Leave the pictures out. Return all other data exactly.

DATA SEGMENT -
++++
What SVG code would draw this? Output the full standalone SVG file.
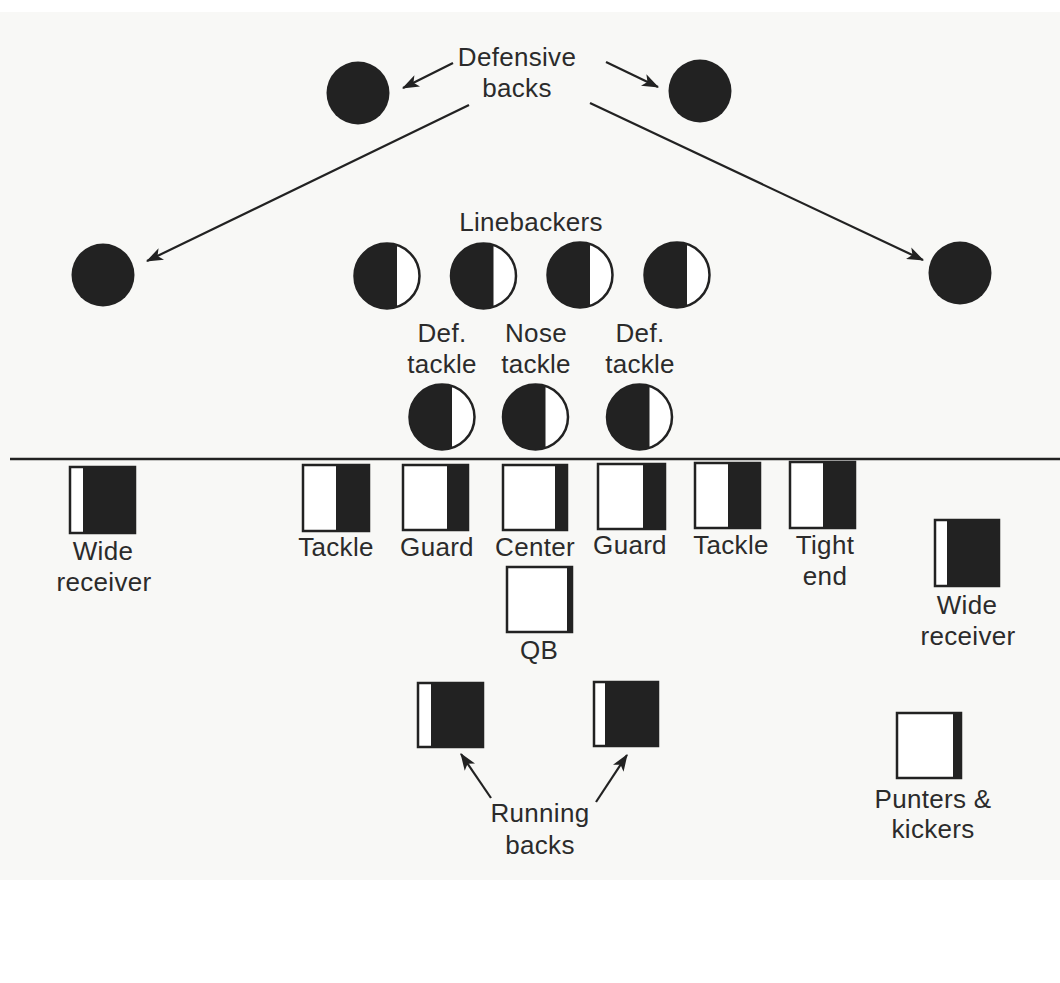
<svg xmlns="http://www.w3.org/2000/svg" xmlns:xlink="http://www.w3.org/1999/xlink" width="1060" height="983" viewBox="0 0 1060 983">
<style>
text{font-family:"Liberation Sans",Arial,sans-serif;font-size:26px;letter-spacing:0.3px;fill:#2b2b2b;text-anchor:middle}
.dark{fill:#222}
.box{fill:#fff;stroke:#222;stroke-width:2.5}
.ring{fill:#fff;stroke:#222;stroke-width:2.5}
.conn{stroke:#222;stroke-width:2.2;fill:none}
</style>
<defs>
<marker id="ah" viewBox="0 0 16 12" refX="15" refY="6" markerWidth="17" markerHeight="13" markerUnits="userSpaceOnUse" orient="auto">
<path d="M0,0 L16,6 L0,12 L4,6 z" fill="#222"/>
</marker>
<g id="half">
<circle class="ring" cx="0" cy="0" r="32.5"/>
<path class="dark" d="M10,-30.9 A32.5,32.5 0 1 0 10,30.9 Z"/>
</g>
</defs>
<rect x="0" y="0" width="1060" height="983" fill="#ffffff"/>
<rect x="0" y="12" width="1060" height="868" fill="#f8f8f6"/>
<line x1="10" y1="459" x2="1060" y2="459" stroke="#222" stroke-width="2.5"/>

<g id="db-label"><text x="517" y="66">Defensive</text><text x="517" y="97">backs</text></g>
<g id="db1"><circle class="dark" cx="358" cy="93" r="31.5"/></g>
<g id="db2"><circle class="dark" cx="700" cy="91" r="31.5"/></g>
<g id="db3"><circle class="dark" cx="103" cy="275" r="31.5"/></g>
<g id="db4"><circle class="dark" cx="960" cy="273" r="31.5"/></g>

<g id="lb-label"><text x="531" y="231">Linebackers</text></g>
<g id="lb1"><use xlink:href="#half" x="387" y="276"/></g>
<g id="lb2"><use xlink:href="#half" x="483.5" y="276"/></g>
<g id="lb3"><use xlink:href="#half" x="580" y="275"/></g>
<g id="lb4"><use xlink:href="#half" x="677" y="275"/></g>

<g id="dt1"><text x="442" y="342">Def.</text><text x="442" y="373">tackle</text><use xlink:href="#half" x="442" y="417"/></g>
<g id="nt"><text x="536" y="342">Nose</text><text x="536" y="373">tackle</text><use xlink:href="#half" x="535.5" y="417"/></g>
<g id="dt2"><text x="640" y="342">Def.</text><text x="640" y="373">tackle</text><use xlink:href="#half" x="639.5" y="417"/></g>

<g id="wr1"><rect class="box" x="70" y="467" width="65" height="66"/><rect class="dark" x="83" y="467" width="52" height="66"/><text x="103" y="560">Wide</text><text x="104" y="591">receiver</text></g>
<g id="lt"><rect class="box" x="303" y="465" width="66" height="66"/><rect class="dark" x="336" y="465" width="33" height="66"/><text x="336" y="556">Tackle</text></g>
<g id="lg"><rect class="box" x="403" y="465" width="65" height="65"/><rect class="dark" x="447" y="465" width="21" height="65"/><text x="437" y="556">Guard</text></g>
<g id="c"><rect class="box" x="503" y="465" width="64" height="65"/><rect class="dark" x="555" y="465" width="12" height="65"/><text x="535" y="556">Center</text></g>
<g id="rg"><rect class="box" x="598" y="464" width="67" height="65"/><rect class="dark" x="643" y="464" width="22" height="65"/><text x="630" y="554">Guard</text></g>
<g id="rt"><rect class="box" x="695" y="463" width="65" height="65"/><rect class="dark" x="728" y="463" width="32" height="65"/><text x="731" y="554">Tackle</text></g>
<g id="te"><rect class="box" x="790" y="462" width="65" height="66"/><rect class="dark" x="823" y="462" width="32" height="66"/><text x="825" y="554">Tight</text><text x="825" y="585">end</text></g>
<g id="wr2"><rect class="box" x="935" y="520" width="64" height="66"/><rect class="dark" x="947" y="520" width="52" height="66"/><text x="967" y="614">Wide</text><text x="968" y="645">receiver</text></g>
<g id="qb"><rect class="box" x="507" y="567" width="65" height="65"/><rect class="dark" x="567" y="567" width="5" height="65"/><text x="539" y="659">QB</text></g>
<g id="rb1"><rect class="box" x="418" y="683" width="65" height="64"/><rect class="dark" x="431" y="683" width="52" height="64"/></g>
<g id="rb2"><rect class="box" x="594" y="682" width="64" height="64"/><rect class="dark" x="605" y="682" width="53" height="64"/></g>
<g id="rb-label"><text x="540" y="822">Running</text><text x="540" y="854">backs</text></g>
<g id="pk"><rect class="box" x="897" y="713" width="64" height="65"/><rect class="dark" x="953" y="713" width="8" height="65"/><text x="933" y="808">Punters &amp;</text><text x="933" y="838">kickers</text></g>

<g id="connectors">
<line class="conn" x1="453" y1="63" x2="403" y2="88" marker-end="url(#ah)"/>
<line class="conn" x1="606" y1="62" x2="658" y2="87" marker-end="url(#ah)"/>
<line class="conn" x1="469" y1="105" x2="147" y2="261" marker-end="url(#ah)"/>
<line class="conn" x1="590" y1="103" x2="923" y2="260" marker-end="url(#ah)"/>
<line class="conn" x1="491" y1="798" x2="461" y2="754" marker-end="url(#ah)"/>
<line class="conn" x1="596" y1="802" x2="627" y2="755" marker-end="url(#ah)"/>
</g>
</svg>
++++
PROBLEM SOLUTION -
What SVG code would draw this? Output the full standalone SVG file.
<svg xmlns="http://www.w3.org/2000/svg" xmlns:xlink="http://www.w3.org/1999/xlink" width="1060" height="983" viewBox="0 0 1060 983">
<style>
text{font-family:"Liberation Sans",Arial,sans-serif;font-size:26px;letter-spacing:0.3px;fill:#2b2b2b;text-anchor:middle}
.dark{fill:#222}
.box{fill:#fff;stroke:#222;stroke-width:2.5}
.ring{fill:#fff;stroke:#222;stroke-width:2.5}
.conn{stroke:#222;stroke-width:2.2;fill:none}
</style>
<defs>
<marker id="ah" viewBox="0 0 16 12" refX="15" refY="6" markerWidth="17" markerHeight="13" markerUnits="userSpaceOnUse" orient="auto">
<path d="M0,0 L16,6 L0,12 L4,6 z" fill="#222"/>
</marker>
<g id="half">
<circle class="ring" cx="0" cy="0" r="32.5"/>
<path class="dark" d="M10,-30.9 A32.5,32.5 0 1 0 10,30.9 Z"/>
</g>
</defs>
<rect x="0" y="0" width="1060" height="983" fill="#ffffff"/>
<rect x="0" y="12" width="1060" height="868" fill="#f8f8f6"/>
<line x1="10" y1="459" x2="1060" y2="459" stroke="#222" stroke-width="2.5"/>

<g id="db-label"><text x="517" y="66">Defensive</text><text x="517" y="97">backs</text></g>
<g id="db1"><circle class="dark" cx="358" cy="93" r="31.5"/></g>
<g id="db2"><circle class="dark" cx="700" cy="91" r="31.5"/></g>
<g id="db3"><circle class="dark" cx="103" cy="275" r="31.5"/></g>
<g id="db4"><circle class="dark" cx="960" cy="273" r="31.5"/></g>

<g id="lb-label"><text x="531" y="231">Linebackers</text></g>
<g id="lb1"><use xlink:href="#half" x="387" y="276"/></g>
<g id="lb2"><use xlink:href="#half" x="483.5" y="276"/></g>
<g id="lb3"><use xlink:href="#half" x="580" y="275"/></g>
<g id="lb4"><use xlink:href="#half" x="677" y="275"/></g>

<g id="dt1"><text x="442" y="342">Def.</text><text x="442" y="373">tackle</text><use xlink:href="#half" x="442" y="417"/></g>
<g id="nt"><text x="536" y="342">Nose</text><text x="536" y="373">tackle</text><use xlink:href="#half" x="535.5" y="417"/></g>
<g id="dt2"><text x="640" y="342">Def.</text><text x="640" y="373">tackle</text><use xlink:href="#half" x="639.5" y="417"/></g>

<g id="wr1"><rect class="box" x="70" y="467" width="65" height="66"/><rect class="dark" x="83" y="467" width="52" height="66"/><text x="103" y="560">Wide</text><text x="104" y="591">receiver</text></g>
<g id="lt"><rect class="box" x="303" y="465" width="66" height="66"/><rect class="dark" x="336" y="465" width="33" height="66"/><text x="336" y="556">Tackle</text></g>
<g id="lg"><rect class="box" x="403" y="465" width="65" height="65"/><rect class="dark" x="447" y="465" width="21" height="65"/><text x="437" y="556">Guard</text></g>
<g id="c"><rect class="box" x="503" y="465" width="64" height="65"/><rect class="dark" x="555" y="465" width="12" height="65"/><text x="535" y="556">Center</text></g>
<g id="rg"><rect class="box" x="598" y="464" width="67" height="65"/><rect class="dark" x="643" y="464" width="22" height="65"/><text x="630" y="554">Guard</text></g>
<g id="rt"><rect class="box" x="695" y="463" width="65" height="65"/><rect class="dark" x="728" y="463" width="32" height="65"/><text x="731" y="554">Tackle</text></g>
<g id="te"><rect class="box" x="790" y="462" width="65" height="66"/><rect class="dark" x="823" y="462" width="32" height="66"/><text x="825" y="554">Tight</text><text x="825" y="585">end</text></g>
<g id="wr2"><rect class="box" x="935" y="520" width="64" height="66"/><rect class="dark" x="947" y="520" width="52" height="66"/><text x="967" y="614">Wide</text><text x="968" y="645">receiver</text></g>
<g id="qb"><rect class="box" x="507" y="567" width="65" height="65"/><rect class="dark" x="567" y="567" width="5" height="65"/><text x="539" y="659">QB</text></g>
<g id="rb1"><rect class="box" x="418" y="683" width="65" height="64"/><rect class="dark" x="431" y="683" width="52" height="64"/></g>
<g id="rb2"><rect class="box" x="594" y="682" width="64" height="64"/><rect class="dark" x="605" y="682" width="53" height="64"/></g>
<g id="rb-label"><text x="540" y="822">Running</text><text x="540" y="854">backs</text></g>
<g id="pk"><rect class="box" x="897" y="713" width="64" height="65"/><rect class="dark" x="953" y="713" width="8" height="65"/><text x="933" y="808">Punters &amp;</text><text x="933" y="838">kickers</text></g>

<g id="connectors">
<line class="conn" x1="453" y1="63" x2="403" y2="88" marker-end="url(#ah)"/>
<line class="conn" x1="606" y1="62" x2="658" y2="87" marker-end="url(#ah)"/>
<line class="conn" x1="469" y1="105" x2="147" y2="261" marker-end="url(#ah)"/>
<line class="conn" x1="590" y1="103" x2="923" y2="260" marker-end="url(#ah)"/>
<line class="conn" x1="491" y1="798" x2="461" y2="754" marker-end="url(#ah)"/>
<line class="conn" x1="596" y1="802" x2="627" y2="755" marker-end="url(#ah)"/>
</g>
</svg>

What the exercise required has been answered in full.